- _To do_:
Print the records below exactly, from the line containing "Write the seaborn" down to the line containing "ax.spines[s].set_linewidth(1.0)", both lines included, and omit every picture.

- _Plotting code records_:
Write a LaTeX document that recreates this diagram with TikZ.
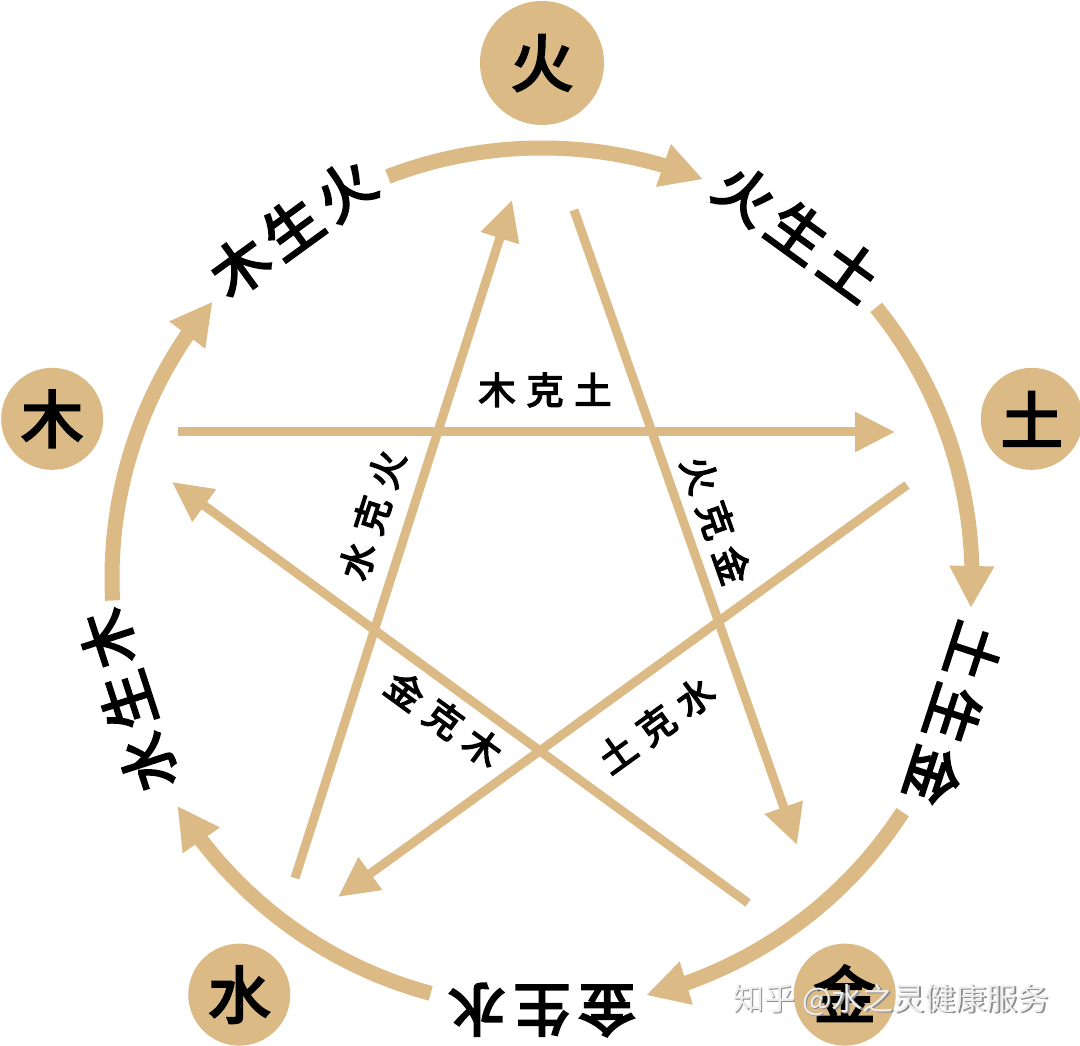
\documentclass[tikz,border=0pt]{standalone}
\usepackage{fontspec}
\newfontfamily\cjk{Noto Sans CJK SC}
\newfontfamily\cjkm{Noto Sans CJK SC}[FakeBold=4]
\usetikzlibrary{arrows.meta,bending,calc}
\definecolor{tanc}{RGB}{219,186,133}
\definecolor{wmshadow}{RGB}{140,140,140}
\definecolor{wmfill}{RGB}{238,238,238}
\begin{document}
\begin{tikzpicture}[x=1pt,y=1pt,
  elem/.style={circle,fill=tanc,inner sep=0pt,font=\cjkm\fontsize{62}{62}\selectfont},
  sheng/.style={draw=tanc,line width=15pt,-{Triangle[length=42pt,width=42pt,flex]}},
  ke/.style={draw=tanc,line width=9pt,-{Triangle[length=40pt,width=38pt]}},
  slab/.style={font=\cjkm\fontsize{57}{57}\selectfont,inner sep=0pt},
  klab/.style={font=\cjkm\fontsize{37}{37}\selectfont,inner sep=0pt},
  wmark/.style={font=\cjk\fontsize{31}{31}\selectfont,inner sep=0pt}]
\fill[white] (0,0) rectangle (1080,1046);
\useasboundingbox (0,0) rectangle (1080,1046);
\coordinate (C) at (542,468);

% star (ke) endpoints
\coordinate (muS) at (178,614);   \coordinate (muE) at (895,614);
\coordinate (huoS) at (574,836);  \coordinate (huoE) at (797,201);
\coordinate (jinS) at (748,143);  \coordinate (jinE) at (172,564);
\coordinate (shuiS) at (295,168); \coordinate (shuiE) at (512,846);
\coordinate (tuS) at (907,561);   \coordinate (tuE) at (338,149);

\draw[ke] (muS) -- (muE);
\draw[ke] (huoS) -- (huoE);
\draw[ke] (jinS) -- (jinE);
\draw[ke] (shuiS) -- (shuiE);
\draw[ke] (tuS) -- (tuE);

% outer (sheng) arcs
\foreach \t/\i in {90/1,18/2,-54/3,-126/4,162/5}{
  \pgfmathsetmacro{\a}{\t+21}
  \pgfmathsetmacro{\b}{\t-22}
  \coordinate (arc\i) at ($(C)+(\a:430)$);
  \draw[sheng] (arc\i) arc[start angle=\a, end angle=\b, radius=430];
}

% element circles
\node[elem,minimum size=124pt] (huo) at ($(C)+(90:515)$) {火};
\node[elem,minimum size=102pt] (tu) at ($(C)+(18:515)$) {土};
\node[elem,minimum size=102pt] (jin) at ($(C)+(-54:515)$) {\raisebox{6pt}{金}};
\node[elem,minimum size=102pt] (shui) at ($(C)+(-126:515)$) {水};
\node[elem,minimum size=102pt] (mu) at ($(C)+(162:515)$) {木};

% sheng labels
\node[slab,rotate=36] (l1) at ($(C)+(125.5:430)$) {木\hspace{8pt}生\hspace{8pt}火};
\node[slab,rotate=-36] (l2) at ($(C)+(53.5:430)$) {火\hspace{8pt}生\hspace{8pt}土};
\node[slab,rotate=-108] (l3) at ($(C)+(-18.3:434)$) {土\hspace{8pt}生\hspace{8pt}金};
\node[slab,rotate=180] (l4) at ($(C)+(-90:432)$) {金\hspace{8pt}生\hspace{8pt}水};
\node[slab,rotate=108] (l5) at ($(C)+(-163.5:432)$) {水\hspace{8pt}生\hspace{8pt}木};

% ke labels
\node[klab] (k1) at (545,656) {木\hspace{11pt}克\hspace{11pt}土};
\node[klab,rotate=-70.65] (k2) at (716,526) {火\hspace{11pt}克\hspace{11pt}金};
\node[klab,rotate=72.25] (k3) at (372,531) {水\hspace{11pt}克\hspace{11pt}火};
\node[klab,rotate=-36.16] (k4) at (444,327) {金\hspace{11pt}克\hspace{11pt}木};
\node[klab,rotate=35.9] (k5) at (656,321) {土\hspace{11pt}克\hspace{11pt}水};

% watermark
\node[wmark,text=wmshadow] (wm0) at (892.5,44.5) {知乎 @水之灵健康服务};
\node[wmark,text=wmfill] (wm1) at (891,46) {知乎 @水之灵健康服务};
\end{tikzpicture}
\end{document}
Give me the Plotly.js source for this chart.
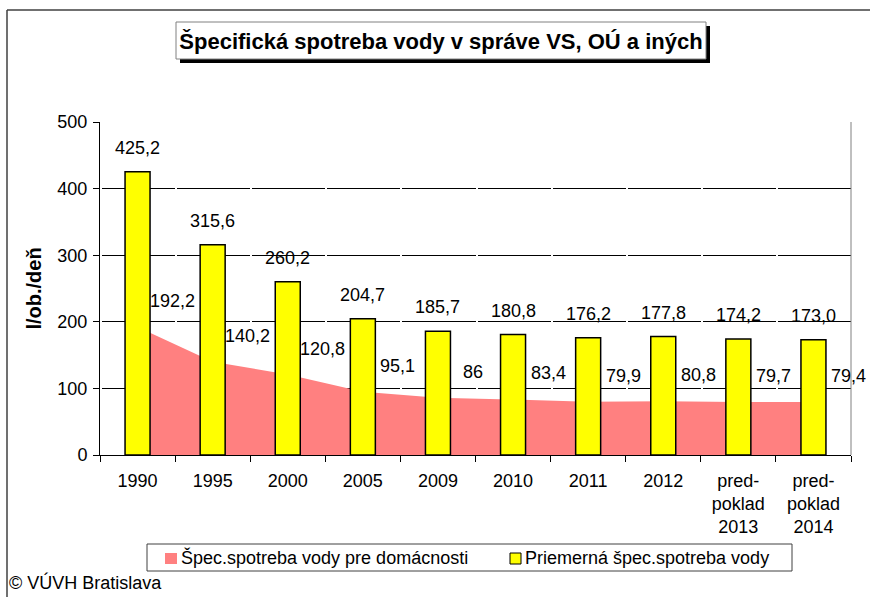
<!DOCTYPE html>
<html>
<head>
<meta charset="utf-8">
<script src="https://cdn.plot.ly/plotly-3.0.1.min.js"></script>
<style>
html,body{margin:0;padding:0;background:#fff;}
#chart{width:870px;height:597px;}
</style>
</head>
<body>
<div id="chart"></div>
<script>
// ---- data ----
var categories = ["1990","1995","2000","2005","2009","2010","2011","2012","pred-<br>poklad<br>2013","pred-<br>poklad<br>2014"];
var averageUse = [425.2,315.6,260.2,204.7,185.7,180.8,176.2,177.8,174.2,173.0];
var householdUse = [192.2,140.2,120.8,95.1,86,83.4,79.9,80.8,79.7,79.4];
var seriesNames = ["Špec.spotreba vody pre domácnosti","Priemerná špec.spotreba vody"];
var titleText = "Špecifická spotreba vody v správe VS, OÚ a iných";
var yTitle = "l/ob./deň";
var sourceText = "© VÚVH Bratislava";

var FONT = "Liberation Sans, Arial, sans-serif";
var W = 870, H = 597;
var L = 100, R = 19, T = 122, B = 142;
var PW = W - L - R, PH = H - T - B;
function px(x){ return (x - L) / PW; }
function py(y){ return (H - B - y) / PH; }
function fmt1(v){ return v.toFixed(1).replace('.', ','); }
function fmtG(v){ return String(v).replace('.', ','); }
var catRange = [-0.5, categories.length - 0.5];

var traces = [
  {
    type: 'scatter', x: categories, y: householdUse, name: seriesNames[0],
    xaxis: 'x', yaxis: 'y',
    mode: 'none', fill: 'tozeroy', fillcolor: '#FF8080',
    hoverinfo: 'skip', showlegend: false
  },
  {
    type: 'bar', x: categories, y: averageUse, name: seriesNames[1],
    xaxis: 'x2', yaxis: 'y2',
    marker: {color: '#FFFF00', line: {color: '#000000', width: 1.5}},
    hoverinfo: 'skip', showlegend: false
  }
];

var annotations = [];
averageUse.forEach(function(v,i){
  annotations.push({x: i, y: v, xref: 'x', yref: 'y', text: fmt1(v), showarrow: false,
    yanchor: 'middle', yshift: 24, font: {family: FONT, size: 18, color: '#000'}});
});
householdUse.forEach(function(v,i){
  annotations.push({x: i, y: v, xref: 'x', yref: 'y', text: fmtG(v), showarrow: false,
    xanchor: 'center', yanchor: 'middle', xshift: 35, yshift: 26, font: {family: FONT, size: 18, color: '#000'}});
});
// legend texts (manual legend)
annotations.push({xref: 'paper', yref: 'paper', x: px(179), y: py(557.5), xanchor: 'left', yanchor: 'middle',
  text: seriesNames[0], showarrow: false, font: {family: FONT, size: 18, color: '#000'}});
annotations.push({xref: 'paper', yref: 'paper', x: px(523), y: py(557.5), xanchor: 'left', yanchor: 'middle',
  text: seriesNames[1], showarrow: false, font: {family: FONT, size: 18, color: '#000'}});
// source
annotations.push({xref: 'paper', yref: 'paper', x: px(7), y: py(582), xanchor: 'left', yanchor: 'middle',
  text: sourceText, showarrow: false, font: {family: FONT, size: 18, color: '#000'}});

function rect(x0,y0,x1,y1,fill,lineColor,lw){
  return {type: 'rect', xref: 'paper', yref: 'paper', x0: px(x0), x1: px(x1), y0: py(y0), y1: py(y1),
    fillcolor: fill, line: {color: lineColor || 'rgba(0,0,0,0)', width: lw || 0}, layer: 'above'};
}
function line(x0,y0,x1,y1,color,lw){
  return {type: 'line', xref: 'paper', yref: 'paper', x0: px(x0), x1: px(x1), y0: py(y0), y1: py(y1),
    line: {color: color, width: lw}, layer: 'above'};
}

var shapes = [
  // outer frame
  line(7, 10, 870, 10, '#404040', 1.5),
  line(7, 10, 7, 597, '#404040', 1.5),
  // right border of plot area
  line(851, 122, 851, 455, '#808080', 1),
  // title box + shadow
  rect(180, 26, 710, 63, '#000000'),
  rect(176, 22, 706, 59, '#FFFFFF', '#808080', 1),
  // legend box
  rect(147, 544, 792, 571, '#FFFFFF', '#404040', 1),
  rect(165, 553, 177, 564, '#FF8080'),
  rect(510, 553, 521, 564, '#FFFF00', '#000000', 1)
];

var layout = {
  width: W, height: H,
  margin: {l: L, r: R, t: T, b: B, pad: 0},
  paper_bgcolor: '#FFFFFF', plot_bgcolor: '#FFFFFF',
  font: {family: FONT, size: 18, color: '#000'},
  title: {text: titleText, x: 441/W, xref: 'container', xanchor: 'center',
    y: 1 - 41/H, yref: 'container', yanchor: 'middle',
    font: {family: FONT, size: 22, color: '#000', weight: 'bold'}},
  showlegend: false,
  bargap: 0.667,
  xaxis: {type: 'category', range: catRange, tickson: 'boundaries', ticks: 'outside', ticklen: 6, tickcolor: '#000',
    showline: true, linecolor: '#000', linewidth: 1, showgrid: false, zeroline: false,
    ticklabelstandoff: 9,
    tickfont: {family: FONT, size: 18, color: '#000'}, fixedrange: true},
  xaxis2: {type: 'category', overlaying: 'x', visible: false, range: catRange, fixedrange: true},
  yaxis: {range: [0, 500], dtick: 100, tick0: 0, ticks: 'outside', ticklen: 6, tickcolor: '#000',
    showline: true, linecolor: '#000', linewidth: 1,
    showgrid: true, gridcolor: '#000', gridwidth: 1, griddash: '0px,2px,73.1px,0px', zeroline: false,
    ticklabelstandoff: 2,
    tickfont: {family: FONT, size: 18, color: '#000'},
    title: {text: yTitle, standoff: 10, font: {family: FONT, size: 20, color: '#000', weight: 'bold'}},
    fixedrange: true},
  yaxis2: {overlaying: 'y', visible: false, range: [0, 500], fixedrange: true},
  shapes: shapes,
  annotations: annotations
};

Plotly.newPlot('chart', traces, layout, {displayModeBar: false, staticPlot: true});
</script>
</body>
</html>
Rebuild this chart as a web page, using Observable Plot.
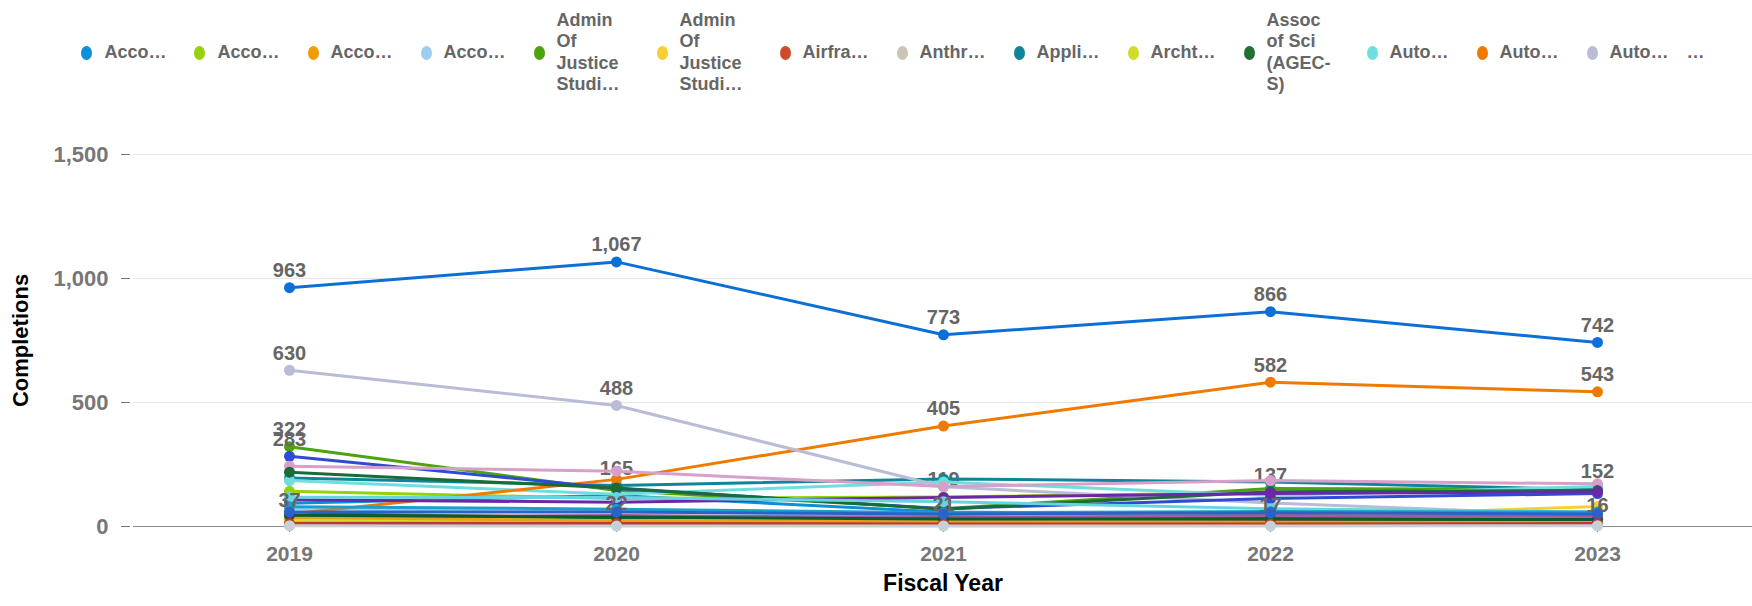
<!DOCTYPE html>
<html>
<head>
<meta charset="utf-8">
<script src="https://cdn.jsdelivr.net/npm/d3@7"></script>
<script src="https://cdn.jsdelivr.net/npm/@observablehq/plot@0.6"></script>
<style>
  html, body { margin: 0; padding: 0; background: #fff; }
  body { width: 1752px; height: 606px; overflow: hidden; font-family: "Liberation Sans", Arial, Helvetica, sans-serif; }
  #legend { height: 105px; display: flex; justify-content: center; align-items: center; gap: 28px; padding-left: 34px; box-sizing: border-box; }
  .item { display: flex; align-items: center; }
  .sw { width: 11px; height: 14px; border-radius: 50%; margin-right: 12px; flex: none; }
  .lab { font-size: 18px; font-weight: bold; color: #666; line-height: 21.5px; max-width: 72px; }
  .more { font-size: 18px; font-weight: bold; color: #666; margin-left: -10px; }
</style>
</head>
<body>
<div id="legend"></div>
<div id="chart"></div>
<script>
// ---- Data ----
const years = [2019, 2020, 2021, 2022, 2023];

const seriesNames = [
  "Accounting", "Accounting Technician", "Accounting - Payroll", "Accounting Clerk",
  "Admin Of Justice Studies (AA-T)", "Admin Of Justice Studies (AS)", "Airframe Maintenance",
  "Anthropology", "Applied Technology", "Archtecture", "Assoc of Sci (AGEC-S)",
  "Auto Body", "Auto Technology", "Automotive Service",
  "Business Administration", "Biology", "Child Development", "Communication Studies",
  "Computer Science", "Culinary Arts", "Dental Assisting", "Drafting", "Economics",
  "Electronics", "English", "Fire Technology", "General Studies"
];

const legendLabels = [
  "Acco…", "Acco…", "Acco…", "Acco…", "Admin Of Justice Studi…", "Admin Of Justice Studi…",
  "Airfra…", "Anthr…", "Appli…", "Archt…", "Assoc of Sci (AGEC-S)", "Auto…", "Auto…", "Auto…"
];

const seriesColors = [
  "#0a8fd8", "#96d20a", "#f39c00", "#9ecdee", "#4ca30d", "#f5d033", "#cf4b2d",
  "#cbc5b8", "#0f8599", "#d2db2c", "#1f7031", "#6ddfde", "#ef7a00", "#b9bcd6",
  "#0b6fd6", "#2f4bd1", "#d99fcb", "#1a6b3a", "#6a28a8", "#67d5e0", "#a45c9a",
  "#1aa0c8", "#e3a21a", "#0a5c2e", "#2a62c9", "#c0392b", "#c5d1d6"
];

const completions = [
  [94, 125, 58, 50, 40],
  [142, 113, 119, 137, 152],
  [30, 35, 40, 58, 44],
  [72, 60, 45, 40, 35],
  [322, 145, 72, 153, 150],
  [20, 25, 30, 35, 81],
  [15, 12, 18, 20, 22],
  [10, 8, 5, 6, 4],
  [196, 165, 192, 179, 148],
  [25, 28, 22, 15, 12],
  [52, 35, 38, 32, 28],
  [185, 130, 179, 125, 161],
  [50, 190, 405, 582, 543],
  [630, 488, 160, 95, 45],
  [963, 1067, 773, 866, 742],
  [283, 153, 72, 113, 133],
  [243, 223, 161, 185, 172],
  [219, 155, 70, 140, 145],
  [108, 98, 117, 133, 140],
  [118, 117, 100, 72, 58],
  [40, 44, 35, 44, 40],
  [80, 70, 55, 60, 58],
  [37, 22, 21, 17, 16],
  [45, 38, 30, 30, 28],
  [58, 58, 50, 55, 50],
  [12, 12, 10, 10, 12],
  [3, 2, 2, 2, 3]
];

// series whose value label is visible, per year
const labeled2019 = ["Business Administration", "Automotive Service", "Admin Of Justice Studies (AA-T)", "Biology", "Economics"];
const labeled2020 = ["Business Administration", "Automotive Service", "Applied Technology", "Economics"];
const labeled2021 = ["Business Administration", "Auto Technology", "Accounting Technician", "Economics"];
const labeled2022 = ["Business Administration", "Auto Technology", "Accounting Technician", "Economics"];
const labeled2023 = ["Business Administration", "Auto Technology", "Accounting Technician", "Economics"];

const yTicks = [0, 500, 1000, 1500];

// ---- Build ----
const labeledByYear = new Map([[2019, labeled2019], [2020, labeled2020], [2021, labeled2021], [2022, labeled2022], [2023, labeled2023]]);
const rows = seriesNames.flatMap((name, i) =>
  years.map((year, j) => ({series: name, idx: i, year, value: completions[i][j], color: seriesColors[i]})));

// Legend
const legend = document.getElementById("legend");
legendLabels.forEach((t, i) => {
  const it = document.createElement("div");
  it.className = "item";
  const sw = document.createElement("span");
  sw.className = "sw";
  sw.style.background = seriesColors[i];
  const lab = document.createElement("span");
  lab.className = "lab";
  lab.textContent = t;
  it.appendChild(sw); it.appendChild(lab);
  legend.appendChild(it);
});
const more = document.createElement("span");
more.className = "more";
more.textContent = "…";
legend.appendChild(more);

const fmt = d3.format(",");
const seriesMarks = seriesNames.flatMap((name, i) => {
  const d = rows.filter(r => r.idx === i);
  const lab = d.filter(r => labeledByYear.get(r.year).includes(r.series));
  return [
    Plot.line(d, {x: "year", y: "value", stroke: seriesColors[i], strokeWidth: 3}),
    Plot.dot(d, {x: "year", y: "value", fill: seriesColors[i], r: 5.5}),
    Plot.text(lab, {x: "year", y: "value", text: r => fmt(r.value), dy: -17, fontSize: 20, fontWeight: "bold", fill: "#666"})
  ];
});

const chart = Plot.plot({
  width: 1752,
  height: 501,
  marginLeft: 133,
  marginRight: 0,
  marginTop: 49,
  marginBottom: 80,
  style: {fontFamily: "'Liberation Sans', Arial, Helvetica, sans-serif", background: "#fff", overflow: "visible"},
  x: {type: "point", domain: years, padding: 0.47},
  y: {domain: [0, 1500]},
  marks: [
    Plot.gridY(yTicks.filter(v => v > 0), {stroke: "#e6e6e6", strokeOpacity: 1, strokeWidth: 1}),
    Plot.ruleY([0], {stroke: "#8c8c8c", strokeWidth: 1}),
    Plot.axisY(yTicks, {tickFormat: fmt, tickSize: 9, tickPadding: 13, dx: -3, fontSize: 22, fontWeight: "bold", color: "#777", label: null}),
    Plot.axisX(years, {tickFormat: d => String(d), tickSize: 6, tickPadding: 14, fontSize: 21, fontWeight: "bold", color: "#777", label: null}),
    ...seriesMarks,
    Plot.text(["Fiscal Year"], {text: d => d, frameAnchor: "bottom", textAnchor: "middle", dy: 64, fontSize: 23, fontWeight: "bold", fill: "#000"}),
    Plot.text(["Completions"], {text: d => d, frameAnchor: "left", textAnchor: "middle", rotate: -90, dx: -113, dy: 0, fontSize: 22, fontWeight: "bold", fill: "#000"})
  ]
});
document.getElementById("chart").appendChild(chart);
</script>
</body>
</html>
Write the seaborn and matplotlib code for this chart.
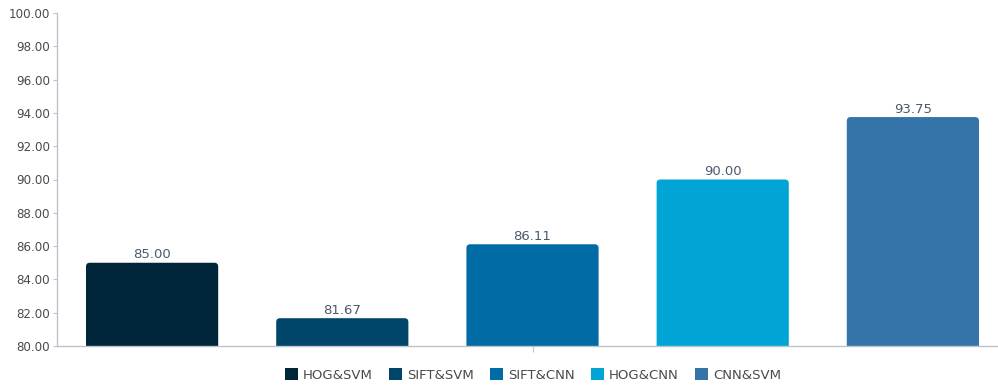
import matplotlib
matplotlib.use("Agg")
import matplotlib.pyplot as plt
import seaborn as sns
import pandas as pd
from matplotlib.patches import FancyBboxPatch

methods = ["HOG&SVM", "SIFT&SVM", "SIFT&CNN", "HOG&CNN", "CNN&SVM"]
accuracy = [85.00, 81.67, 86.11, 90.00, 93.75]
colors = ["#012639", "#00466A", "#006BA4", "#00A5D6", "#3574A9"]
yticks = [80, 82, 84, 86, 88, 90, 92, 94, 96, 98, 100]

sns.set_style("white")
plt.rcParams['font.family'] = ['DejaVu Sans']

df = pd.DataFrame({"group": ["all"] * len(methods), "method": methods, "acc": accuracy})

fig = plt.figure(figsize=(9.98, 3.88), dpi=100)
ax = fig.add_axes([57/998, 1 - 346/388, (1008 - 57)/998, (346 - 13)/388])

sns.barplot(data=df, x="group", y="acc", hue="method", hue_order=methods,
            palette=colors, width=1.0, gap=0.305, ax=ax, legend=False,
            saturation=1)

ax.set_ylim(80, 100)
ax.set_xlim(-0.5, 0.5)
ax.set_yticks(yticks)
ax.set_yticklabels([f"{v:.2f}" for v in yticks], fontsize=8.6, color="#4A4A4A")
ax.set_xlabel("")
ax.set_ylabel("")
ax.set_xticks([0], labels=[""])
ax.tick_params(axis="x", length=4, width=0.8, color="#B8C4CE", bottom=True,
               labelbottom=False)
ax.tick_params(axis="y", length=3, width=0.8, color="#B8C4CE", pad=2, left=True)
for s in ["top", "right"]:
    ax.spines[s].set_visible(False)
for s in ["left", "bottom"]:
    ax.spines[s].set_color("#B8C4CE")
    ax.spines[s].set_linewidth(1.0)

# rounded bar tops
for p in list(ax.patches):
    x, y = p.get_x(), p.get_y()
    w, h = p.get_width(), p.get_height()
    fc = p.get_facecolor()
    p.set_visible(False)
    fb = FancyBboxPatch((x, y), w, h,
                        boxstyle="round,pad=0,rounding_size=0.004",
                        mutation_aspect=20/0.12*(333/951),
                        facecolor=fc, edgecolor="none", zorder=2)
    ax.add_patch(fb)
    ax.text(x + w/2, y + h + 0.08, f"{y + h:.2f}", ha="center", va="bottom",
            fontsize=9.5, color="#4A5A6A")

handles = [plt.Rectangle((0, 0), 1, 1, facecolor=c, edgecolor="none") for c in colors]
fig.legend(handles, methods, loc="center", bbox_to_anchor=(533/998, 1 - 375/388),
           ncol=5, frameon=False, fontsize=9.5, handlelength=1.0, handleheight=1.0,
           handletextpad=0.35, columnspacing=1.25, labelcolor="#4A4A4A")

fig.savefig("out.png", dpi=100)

- _Correct response_:
Write the seaborn and matplotlib code for this chart.
import matplotlib
matplotlib.use("Agg")
import matplotlib.pyplot as plt
import seaborn as sns
import pandas as pd
from matplotlib.patches import FancyBboxPatch

methods = ["HOG&SVM", "SIFT&SVM", "SIFT&CNN", "HOG&CNN", "CNN&SVM"]
accuracy = [85.00, 81.67, 86.11, 90.00, 93.75]
colors = ["#012639", "#00466A", "#006BA4", "#00A5D6", "#3574A9"]
yticks = [80, 82, 84, 86, 88, 90, 92, 94, 96, 98, 100]

sns.set_style("white")
plt.rcParams['font.family'] = ['DejaVu Sans']

df = pd.DataFrame({"group": ["all"] * len(methods), "method": methods, "acc": accuracy})

fig = plt.figure(figsize=(9.98, 3.88), dpi=100)
ax = fig.add_axes([57/998, 1 - 346/388, (1008 - 57)/998, (346 - 13)/388])

sns.barplot(data=df, x="group", y="acc", hue="method", hue_order=methods,
            palette=colors, width=1.0, gap=0.305, ax=ax, legend=False,
            saturation=1)

ax.set_ylim(80, 100)
ax.set_xlim(-0.5, 0.5)
ax.set_yticks(yticks)
ax.set_yticklabels([f"{v:.2f}" for v in yticks], fontsize=8.6, color="#4A4A4A")
ax.set_xlabel("")
ax.set_ylabel("")
ax.set_xticks([0], labels=[""])
ax.tick_params(axis="x", length=4, width=0.8, color="#B8C4CE", bottom=True,
               labelbottom=False)
ax.tick_params(axis="y", length=3, width=0.8, color="#B8C4CE", pad=2, left=True)
for s in ["top", "right"]:
    ax.spines[s].set_visible(False)
for s in ["left", "bottom"]:
    ax.spines[s].set_color("#B8C4CE")
    ax.spines[s].set_linewidth(1.0)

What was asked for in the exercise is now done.